▸ **Data extract**:

▽

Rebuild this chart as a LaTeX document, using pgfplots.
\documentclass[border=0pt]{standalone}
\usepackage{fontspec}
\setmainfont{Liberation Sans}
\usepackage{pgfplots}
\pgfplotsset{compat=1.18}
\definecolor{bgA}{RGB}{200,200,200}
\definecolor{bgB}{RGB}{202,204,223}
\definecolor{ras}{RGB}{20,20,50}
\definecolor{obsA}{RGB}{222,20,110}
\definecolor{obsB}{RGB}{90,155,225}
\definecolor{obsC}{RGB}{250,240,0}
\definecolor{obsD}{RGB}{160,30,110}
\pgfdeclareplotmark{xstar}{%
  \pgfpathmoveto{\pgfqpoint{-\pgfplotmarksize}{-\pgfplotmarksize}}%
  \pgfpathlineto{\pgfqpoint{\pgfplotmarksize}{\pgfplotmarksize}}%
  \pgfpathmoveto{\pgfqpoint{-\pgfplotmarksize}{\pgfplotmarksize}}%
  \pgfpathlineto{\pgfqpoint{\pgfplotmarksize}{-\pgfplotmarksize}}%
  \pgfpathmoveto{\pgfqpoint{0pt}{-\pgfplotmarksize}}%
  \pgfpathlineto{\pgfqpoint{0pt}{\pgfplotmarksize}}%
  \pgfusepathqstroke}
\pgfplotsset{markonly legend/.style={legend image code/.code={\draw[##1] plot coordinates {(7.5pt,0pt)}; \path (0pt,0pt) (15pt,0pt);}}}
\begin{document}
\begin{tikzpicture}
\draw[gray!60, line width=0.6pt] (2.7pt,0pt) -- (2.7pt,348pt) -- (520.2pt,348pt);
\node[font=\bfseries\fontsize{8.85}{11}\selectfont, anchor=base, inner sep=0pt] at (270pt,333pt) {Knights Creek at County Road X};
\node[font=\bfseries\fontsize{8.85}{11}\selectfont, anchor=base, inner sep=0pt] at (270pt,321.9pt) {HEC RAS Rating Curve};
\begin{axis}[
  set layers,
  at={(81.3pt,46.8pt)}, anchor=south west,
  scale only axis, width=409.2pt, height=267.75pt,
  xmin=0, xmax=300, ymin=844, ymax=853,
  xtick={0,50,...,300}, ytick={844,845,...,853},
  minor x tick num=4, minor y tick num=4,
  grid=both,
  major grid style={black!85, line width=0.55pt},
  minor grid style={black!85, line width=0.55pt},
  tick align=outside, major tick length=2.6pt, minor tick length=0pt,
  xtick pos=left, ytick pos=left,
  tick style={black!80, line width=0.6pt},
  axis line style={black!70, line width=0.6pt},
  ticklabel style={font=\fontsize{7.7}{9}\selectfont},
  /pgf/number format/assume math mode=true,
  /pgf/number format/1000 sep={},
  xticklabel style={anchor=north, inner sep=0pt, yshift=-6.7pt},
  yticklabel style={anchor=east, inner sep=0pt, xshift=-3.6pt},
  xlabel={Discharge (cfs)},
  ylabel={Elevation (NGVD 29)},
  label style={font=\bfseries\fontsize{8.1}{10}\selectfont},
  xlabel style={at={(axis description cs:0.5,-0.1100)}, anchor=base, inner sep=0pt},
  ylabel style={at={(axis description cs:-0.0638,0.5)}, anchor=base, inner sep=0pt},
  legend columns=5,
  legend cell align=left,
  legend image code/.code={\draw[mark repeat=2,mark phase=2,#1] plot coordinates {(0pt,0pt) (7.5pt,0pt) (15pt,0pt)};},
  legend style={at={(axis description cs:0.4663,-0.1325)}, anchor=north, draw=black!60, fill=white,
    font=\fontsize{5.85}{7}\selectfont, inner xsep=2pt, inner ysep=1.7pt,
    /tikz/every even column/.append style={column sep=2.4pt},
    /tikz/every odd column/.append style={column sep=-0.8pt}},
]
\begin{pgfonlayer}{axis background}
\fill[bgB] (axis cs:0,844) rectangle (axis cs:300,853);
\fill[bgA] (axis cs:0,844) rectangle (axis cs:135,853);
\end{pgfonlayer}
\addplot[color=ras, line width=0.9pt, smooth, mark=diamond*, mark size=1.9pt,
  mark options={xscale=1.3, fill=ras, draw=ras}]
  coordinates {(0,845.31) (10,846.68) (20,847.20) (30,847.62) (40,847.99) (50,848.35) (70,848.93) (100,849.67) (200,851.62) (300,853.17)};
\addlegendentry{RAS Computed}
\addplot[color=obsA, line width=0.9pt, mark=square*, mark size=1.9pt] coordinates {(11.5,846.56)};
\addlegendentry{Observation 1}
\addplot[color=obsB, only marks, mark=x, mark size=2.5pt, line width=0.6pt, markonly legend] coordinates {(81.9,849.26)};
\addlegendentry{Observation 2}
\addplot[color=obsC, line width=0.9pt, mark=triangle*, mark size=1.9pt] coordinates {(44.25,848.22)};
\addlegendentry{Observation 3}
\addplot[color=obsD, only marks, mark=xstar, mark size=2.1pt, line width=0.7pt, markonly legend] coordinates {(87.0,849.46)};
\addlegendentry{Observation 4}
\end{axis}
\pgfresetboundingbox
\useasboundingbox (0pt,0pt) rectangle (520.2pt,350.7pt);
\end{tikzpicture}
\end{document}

△

▸ **Request**:
Your task is to print the whole listing again exactly.

▸ **Completed task**:
Rebuild this chart as a LaTeX document, using pgfplots.
\documentclass[border=0pt]{standalone}
\usepackage{fontspec}
\setmainfont{Liberation Sans}
\usepackage{pgfplots}
\pgfplotsset{compat=1.18}
\definecolor{bgA}{RGB}{200,200,200}
\definecolor{bgB}{RGB}{202,204,223}
\definecolor{ras}{RGB}{20,20,50}
\definecolor{obsA}{RGB}{222,20,110}
\definecolor{obsB}{RGB}{90,155,225}
\definecolor{obsC}{RGB}{250,240,0}
\definecolor{obsD}{RGB}{160,30,110}
\pgfdeclareplotmark{xstar}{%
  \pgfpathmoveto{\pgfqpoint{-\pgfplotmarksize}{-\pgfplotmarksize}}%
  \pgfpathlineto{\pgfqpoint{\pgfplotmarksize}{\pgfplotmarksize}}%
  \pgfpathmoveto{\pgfqpoint{-\pgfplotmarksize}{\pgfplotmarksize}}%
  \pgfpathlineto{\pgfqpoint{\pgfplotmarksize}{-\pgfplotmarksize}}%
  \pgfpathmoveto{\pgfqpoint{0pt}{-\pgfplotmarksize}}%
  \pgfpathlineto{\pgfqpoint{0pt}{\pgfplotmarksize}}%
  \pgfusepathqstroke}
\pgfplotsset{markonly legend/.style={legend image code/.code={\draw[##1] plot coordinates {(7.5pt,0pt)}; \path (0pt,0pt) (15pt,0pt);}}}
\begin{document}
\begin{tikzpicture}
\draw[gray!60, line width=0.6pt] (2.7pt,0pt) -- (2.7pt,348pt) -- (520.2pt,348pt);
\node[font=\bfseries\fontsize{8.85}{11}\selectfont, anchor=base, inner sep=0pt] at (270pt,333pt) {Knights Creek at County Road X};
\node[font=\bfseries\fontsize{8.85}{11}\selectfont, anchor=base, inner sep=0pt] at (270pt,321.9pt) {HEC RAS Rating Curve};
\begin{axis}[
  set layers,
  at={(81.3pt,46.8pt)}, anchor=south west,
  scale only axis, width=409.2pt, height=267.75pt,
  xmin=0, xmax=300, ymin=844, ymax=853,
  xtick={0,50,...,300}, ytick={844,845,...,853},
  minor x tick num=4, minor y tick num=4,
  grid=both,
  major grid style={black!85, line width=0.55pt},
  minor grid style={black!85, line width=0.55pt},
  tick align=outside, major tick length=2.6pt, minor tick length=0pt,
  xtick pos=left, ytick pos=left,
  tick style={black!80, line width=0.6pt},
  axis line style={black!70, line width=0.6pt},
  ticklabel style={font=\fontsize{7.7}{9}\selectfont},
  /pgf/number format/assume math mode=true,
  /pgf/number format/1000 sep={},
  xticklabel style={anchor=north, inner sep=0pt, yshift=-6.7pt},
  yticklabel style={anchor=east, inner sep=0pt, xshift=-3.6pt},
  xlabel={Discharge (cfs)},
  ylabel={Elevation (NGVD 29)},
  label style={font=\bfseries\fontsize{8.1}{10}\selectfont},
  xlabel style={at={(axis description cs:0.5,-0.1100)}, anchor=base, inner sep=0pt},
  ylabel style={at={(axis description cs:-0.0638,0.5)}, anchor=base, inner sep=0pt},
  legend columns=5,
  legend cell align=left,
  legend image code/.code={\draw[mark repeat=2,mark phase=2,#1] plot coordinates {(0pt,0pt) (7.5pt,0pt) (15pt,0pt)};},
  legend style={at={(axis description cs:0.4663,-0.1325)}, anchor=north, draw=black!60, fill=white,
    font=\fontsize{5.85}{7}\selectfont, inner xsep=2pt, inner ysep=1.7pt,
    /tikz/every even column/.append style={column sep=2.4pt},
    /tikz/every odd column/.append style={column sep=-0.8pt}},
]
\begin{pgfonlayer}{axis background}
\fill[bgB] (axis cs:0,844) rectangle (axis cs:300,853);
\fill[bgA] (axis cs:0,844) rectangle (axis cs:135,853);
\end{pgfonlayer}
\addplot[color=ras, line width=0.9pt, smooth, mark=diamond*, mark size=1.9pt,
  mark options={xscale=1.3, fill=ras, draw=ras}]
  coordinates {(0,845.31) (10,846.68) (20,847.20) (30,847.62) (40,847.99) (50,848.35) (70,848.93) (100,849.67) (200,851.62) (300,853.17)};
\addlegendentry{RAS Computed}
\addplot[color=obsA, line width=0.9pt, mark=square*, mark size=1.9pt] coordinates {(11.5,846.56)};
\addlegendentry{Observation 1}
\addplot[color=obsB, only marks, mark=x, mark size=2.5pt, line width=0.6pt, markonly legend] coordinates {(81.9,849.26)};
\addlegendentry{Observation 2}
\addplot[color=obsC, line width=0.9pt, mark=triangle*, mark size=1.9pt] coordinates {(44.25,848.22)};
\addlegendentry{Observation 3}
\addplot[color=obsD, only marks, mark=xstar, mark size=2.1pt, line width=0.7pt, markonly legend] coordinates {(87.0,849.46)};
\addlegendentry{Observation 4}
\end{axis}
\pgfresetboundingbox
\useasboundingbox (0pt,0pt) rectangle (520.2pt,350.7pt);
\end{tikzpicture}
\end{document}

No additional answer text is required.